- _DIRECTIONS FOR THIS TASK_: Reproduce each line of the material exactly, minus any picture.

- _INFORMATION SHOWN_:
>> BEGIN

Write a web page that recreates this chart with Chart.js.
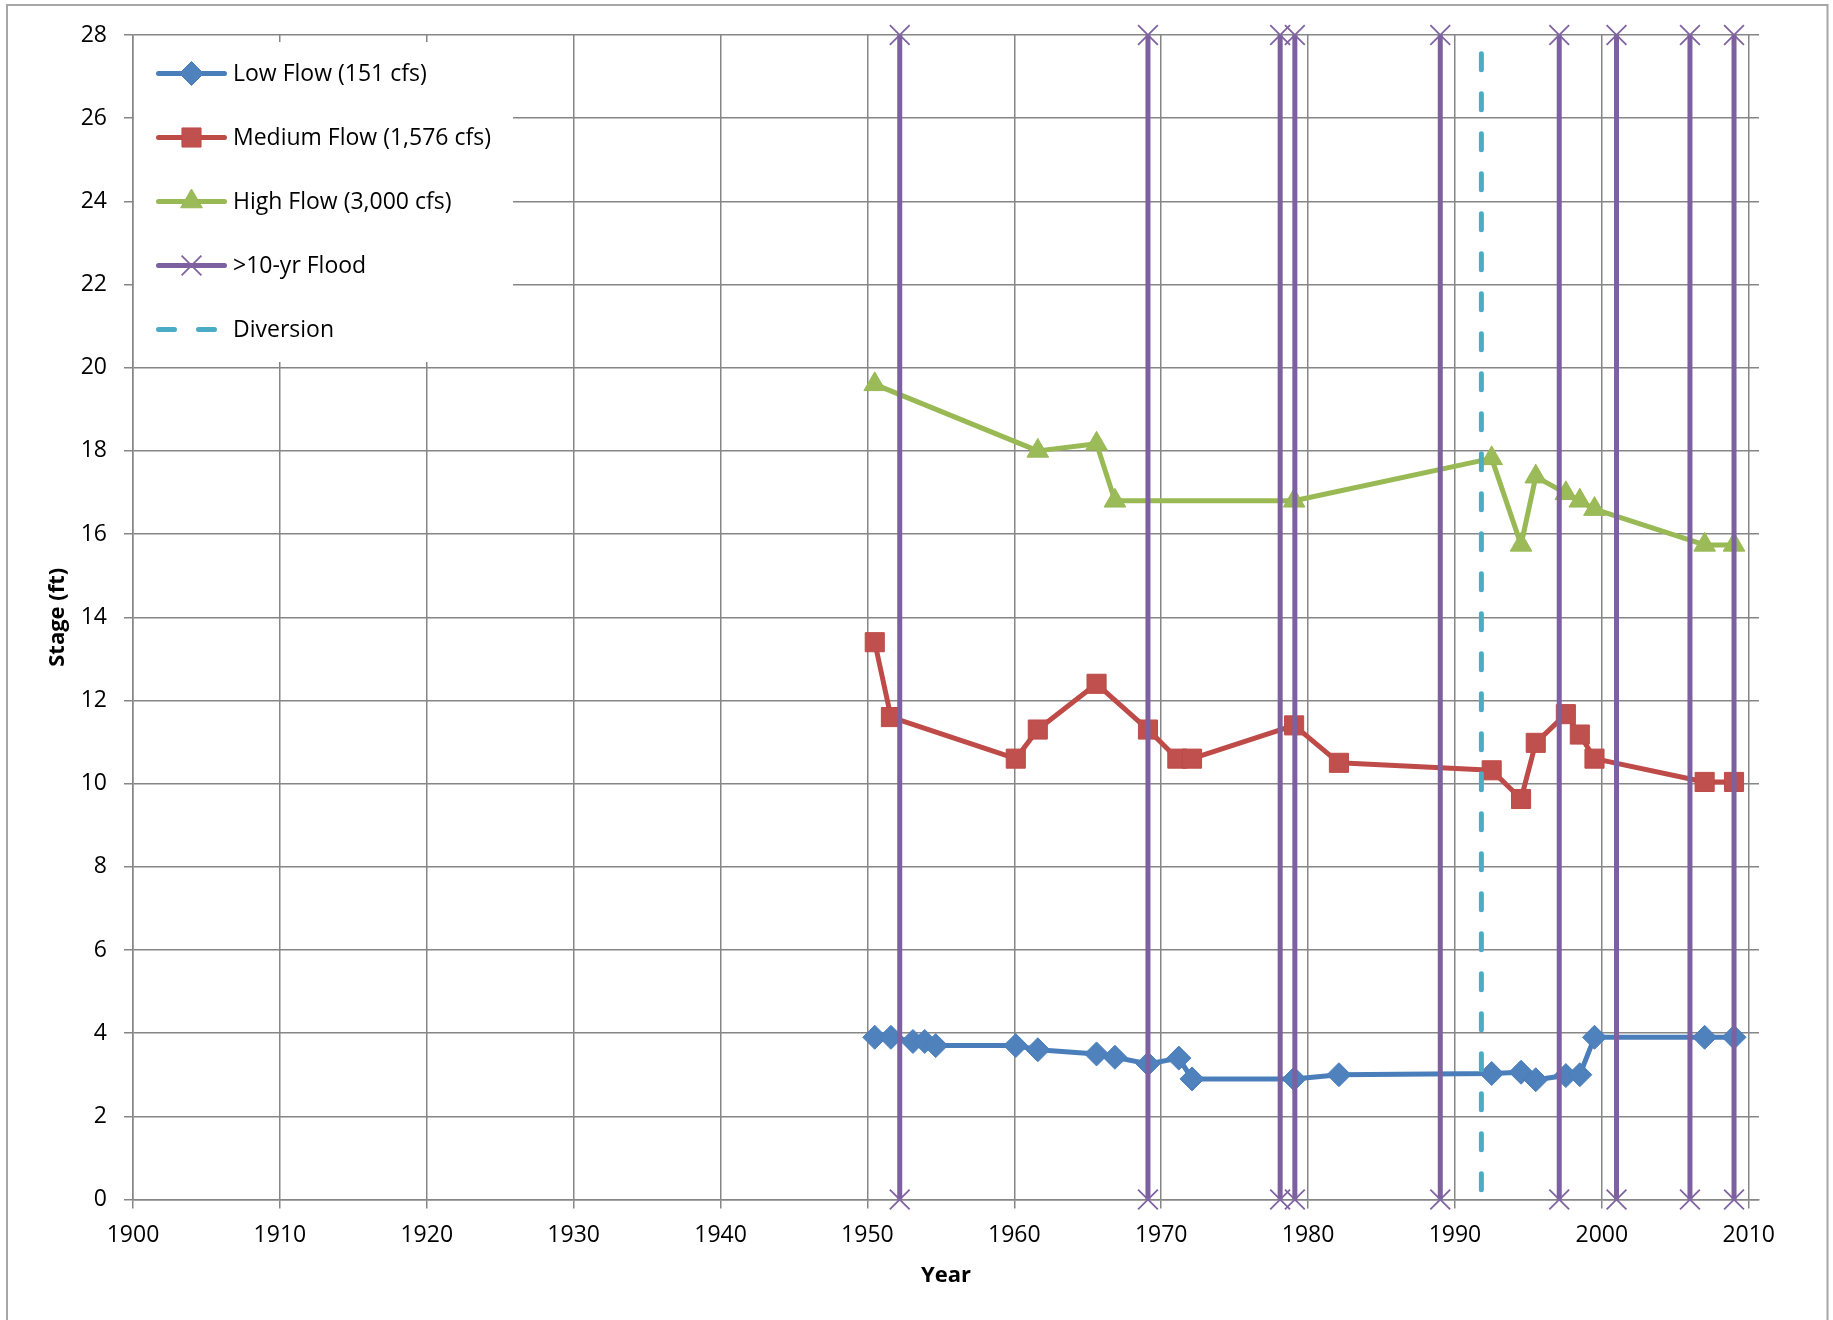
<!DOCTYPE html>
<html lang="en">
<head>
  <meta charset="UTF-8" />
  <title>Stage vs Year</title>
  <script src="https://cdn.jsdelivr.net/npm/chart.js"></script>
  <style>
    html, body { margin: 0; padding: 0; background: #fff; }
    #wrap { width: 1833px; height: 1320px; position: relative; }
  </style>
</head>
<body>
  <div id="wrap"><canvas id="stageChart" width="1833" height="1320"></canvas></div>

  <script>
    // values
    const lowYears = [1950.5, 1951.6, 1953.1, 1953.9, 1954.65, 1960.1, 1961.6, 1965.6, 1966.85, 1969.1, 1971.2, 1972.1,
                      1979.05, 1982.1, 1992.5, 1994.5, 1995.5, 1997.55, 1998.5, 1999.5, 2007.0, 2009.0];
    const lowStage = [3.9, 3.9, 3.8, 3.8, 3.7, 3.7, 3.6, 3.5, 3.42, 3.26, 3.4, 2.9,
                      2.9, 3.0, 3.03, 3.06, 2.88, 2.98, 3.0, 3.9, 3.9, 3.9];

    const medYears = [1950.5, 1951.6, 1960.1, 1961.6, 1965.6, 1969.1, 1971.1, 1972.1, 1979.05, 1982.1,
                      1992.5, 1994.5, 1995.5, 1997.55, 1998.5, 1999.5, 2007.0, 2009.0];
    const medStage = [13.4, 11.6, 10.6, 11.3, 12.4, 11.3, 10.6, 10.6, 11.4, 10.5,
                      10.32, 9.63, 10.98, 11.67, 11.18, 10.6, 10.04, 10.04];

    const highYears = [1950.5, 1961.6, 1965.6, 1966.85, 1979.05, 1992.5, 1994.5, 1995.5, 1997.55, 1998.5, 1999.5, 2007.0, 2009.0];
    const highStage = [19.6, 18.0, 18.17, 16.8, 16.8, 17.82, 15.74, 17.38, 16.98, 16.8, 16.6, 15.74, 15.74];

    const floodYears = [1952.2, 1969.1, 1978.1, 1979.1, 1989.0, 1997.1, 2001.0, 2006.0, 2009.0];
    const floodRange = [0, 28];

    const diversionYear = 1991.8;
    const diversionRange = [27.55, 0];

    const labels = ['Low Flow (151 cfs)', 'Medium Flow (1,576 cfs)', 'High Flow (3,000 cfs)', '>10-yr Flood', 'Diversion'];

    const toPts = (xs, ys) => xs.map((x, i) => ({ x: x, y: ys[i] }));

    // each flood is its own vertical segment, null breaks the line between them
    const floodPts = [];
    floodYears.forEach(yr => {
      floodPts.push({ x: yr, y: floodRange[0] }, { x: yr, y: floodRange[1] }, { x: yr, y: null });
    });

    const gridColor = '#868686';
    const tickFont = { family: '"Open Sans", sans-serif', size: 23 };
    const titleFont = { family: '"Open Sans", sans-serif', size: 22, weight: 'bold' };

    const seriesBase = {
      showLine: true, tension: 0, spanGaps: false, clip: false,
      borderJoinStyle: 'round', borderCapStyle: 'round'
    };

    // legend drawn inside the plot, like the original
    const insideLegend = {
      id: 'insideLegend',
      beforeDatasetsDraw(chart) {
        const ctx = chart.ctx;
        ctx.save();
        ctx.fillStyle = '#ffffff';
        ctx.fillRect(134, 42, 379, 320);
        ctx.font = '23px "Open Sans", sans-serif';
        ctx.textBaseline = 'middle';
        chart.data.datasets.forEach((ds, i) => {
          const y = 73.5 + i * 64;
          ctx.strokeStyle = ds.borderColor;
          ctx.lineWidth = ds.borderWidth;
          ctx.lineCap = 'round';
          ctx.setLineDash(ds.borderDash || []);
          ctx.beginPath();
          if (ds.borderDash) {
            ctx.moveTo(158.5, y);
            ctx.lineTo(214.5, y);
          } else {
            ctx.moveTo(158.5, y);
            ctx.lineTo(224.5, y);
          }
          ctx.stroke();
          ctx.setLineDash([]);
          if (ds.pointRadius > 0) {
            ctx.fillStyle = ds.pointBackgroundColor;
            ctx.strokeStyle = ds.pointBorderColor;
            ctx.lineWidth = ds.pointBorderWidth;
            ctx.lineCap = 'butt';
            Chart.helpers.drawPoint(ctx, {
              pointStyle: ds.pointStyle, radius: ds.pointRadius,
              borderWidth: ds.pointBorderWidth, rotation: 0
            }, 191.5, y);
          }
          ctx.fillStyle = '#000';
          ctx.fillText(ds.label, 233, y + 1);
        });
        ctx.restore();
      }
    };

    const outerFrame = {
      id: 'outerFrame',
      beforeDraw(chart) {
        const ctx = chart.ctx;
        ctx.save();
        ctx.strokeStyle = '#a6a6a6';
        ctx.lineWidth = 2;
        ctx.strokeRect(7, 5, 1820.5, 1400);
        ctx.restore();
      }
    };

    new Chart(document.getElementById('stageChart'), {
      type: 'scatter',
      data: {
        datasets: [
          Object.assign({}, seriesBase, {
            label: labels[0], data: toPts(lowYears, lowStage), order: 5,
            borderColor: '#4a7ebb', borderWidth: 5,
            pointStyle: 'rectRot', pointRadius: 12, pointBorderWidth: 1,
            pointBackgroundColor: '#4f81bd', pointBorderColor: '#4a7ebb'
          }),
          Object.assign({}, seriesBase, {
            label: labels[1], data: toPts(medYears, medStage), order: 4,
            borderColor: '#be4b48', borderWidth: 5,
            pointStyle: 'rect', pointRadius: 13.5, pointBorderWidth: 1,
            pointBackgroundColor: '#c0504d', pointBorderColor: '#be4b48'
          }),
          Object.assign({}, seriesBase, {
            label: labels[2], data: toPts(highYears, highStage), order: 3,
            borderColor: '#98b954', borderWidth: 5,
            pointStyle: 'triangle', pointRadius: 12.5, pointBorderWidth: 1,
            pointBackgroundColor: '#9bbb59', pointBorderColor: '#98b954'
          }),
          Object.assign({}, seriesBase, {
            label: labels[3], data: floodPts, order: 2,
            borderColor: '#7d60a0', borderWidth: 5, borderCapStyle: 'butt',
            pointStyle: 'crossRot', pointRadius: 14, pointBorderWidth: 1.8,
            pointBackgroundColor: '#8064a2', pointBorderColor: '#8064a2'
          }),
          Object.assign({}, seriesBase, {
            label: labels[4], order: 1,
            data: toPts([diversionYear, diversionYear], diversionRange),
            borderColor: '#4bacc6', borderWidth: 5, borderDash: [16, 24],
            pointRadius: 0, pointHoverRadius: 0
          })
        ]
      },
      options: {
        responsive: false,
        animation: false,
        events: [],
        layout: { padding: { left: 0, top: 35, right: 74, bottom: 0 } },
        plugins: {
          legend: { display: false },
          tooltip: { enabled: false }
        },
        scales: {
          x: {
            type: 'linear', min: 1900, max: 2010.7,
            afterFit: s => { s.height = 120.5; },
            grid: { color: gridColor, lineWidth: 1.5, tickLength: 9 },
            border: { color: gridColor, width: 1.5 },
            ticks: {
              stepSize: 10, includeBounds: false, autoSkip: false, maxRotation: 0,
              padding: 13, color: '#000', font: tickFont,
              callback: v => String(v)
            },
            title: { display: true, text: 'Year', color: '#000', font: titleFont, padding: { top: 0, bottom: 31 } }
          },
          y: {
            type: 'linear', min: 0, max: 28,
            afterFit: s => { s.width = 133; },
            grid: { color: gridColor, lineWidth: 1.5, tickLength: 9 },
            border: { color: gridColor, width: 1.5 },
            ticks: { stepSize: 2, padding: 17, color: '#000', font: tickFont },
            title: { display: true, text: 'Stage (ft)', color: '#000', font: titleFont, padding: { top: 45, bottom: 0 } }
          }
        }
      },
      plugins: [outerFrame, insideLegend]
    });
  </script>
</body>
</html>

>> END

- _WRITTEN ANSWER_:
Write a web page that recreates this chart with Chart.js.
<!DOCTYPE html>
<html lang="en">
<head>
  <meta charset="UTF-8" />
  <title>Stage vs Year</title>
  <script src="https://cdn.jsdelivr.net/npm/chart.js"></script>
  <style>
    html, body { margin: 0; padding: 0; background: #fff; }
    #wrap { width: 1833px; height: 1320px; position: relative; }
  </style>
</head>
<body>
  <div id="wrap"><canvas id="stageChart" width="1833" height="1320"></canvas></div>

  <script>
    // values
    const lowYears = [1950.5, 1951.6, 1953.1, 1953.9, 1954.65, 1960.1, 1961.6, 1965.6, 1966.85, 1969.1, 1971.2, 1972.1,
                      1979.05, 1982.1, 1992.5, 1994.5, 1995.5, 1997.55, 1998.5, 1999.5, 2007.0, 2009.0];
    const lowStage = [3.9, 3.9, 3.8, 3.8, 3.7, 3.7, 3.6, 3.5, 3.42, 3.26, 3.4, 2.9,
                      2.9, 3.0, 3.03, 3.06, 2.88, 2.98, 3.0, 3.9, 3.9, 3.9];

    const medYears = [1950.5, 1951.6, 1960.1, 1961.6, 1965.6, 1969.1, 1971.1, 1972.1, 1979.05, 1982.1,
                      1992.5, 1994.5, 1995.5, 1997.55, 1998.5, 1999.5, 2007.0, 2009.0];
    const medStage = [13.4, 11.6, 10.6, 11.3, 12.4, 11.3, 10.6, 10.6, 11.4, 10.5,
                      10.32, 9.63, 10.98, 11.67, 11.18, 10.6, 10.04, 10.04];

    const highYears = [1950.5, 1961.6, 1965.6, 1966.85, 1979.05, 1992.5, 1994.5, 1995.5, 1997.55, 1998.5, 1999.5, 2007.0, 2009.0];
    const highStage = [19.6, 18.0, 18.17, 16.8, 16.8, 17.82, 15.74, 17.38, 16.98, 16.8, 16.6, 15.74, 15.74];

    const floodYears = [1952.2, 1969.1, 1978.1, 1979.1, 1989.0, 1997.1, 2001.0, 2006.0, 2009.0];
    const floodRange = [0, 28];

    const diversionYear = 1991.8;
    const diversionRange = [27.55, 0];

    const labels = ['Low Flow (151 cfs)', 'Medium Flow (1,576 cfs)', 'High Flow (3,000 cfs)', '>10-yr Flood', 'Diversion'];

    const toPts = (xs, ys) => xs.map((x, i) => ({ x: x, y: ys[i] }));

    // each flood is its own vertical segment, null breaks the line between them
    const floodPts = [];
    floodYears.forEach(yr => {
      floodPts.push({ x: yr, y: floodRange[0] }, { x: yr, y: floodRange[1] }, { x: yr, y: null });
    });

    const gridColor = '#868686';
    const tickFont = { family: '"Open Sans", sans-serif', size: 23 };
    const titleFont = { family: '"Open Sans", sans-serif', size: 22, weight: 'bold' };

    const seriesBase = {
      showLine: true, tension: 0, spanGaps: false, clip: false,
      borderJoinStyle: 'round', borderCapStyle: 'round'
    };

    // legend drawn inside the plot, like the original
    const insideLegend = {
      id: 'insideLegend',
      beforeDatasetsDraw(chart) {
        const ctx = chart.ctx;
        ctx.save();
        ctx.fillStyle = '#ffffff';
        ctx.fillRect(134, 42, 379, 320);
        ctx.font = '23px "Open Sans", sans-serif';
        ctx.textBaseline = 'middle';
        chart.data.datasets.forEach((ds, i) => {
          const y = 73.5 + i * 64;
          ctx.strokeStyle = ds.borderColor;
          ctx.lineWidth = ds.borderWidth;
          ctx.lineCap = 'round';
          ctx.setLineDash(ds.borderDash || []);
          ctx.beginPath();
          if (ds.borderDash) {
            ctx.moveTo(158.5, y);
            ctx.lineTo(214.5, y);
          } else {
            ctx.moveTo(158.5, y);
            ctx.lineTo(224.5, y);
          }
          ctx.stroke();
          ctx.setLineDash([]);
          if (ds.pointRadius > 0) {
            ctx.fillStyle = ds.pointBackgroundColor;
            ctx.strokeStyle = ds.pointBorderColor;
            ctx.lineWidth = ds.pointBorderWidth;
            ctx.lineCap = 'butt';
            Chart.helpers.drawPoint(ctx, {
              pointStyle: ds.pointStyle, radius: ds.pointRadius,
              borderWidth: ds.pointBorderWidth, rotation: 0
            }, 191.5, y);
          }
          ctx.fillStyle = '#000';
          ctx.fillText(ds.label, 233, y + 1);
        });
        ctx.restore();
      }
    };

    const outerFrame = {
      id: 'outerFrame',
      beforeDraw(chart) {
        const ctx = chart.ctx;
        ctx.save();
        ctx.strokeStyle = '#a6a6a6';
        ctx.lineWidth = 2;
        ctx.strokeRect(7, 5, 1820.5, 1400);
        ctx.restore();
      }
    };

    new Chart(document.getElementById('stageChart'), {
      type: 'scatter',
      data: {
        datasets: [
          Object.assign({}, seriesBase, {
            label: labels[0], data: toPts(lowYears, lowStage), order: 5,
            borderColor: '#4a7ebb', borderWidth: 5,
            pointStyle: 'rectRot', pointRadius: 12, pointBorderWidth: 1,
            pointBackgroundColor: '#4f81bd', pointBorderColor: '#4a7ebb'
          }),
          Object.assign({}, seriesBase, {
            label: labels[1], data: toPts(medYears, medStage), order: 4,
            borderColor: '#be4b48', borderWidth: 5,
            pointStyle: 'rect', pointRadius: 13.5, pointBorderWidth: 1,
            pointBackgroundColor: '#c0504d', pointBorderColor: '#be4b48'
          }),
          Object.assign({}, seriesBase, {
            label: labels[2], data: toPts(highYears, highStage), order: 3,
            borderColor: '#98b954', borderWidth: 5,
            pointStyle: 'triangle', pointRadius: 12.5, pointBorderWidth: 1,
            pointBackgroundColor: '#9bbb59', pointBorderColor: '#98b954'
          }),
          Object.assign({}, seriesBase, {
            label: labels[3], data: floodPts, order: 2,
            borderColor: '#7d60a0', borderWidth: 5, borderCapStyle: 'butt',
            pointStyle: 'crossRot', pointRadius: 14, pointBorderWidth: 1.8,
            pointBackgroundColor: '#8064a2', pointBorderColor: '#8064a2'
          }),
          Object.assign({}, seriesBase, {
            label: labels[4], order: 1,
            data: toPts([diversionYear, diversionYear], diversionRange),
            borderColor: '#4bacc6', borderWidth: 5, borderDash: [16, 24],
            pointRadius: 0, pointHoverRadius: 0
          })
        ]
      },
      options: {
        responsive: false,
        animation: false,
        events: [],
        layout: { padding: { left: 0, top: 35, right: 74, bottom: 0 } },
        plugins: {
          legend: { display: false },
          tooltip: { enabled: false }
        },
        scales: {
          x: {
            type: 'linear', min: 1900, max: 2010.7,
            afterFit: s => { s.height = 120.5; },
            grid: { color: gridColor, lineWidth: 1.5, tickLength: 9 },
            border: { color: gridColor, width: 1.5 },
            ticks: {
              stepSize: 10, includeBounds: false, autoSkip: false, maxRotation: 0,
              padding: 13, color: '#000', font: tickFont,
              callback: v => String(v)
            },
            title: { display: true, text: 'Year', color: '#000', font: titleFont, padding: { top: 0, bottom: 31 } }
          },
          y: {
            type: 'linear', min: 0, max: 28,
            afterFit: s => { s.width = 133; },
            grid: { color: gridColor, lineWidth: 1.5, tickLength: 9 },
            border: { color: gridColor, width: 1.5 },
            ticks: { stepSize: 2, padding: 17, color: '#000', font: tickFont },
            title: { display: true, text: 'Stage (ft)', color: '#000', font: titleFont, padding: { top: 45, bottom: 0 } }
          }
        }
      },
      plugins: [outerFrame, insideLegend]
    });
  </script>
</body>
</html>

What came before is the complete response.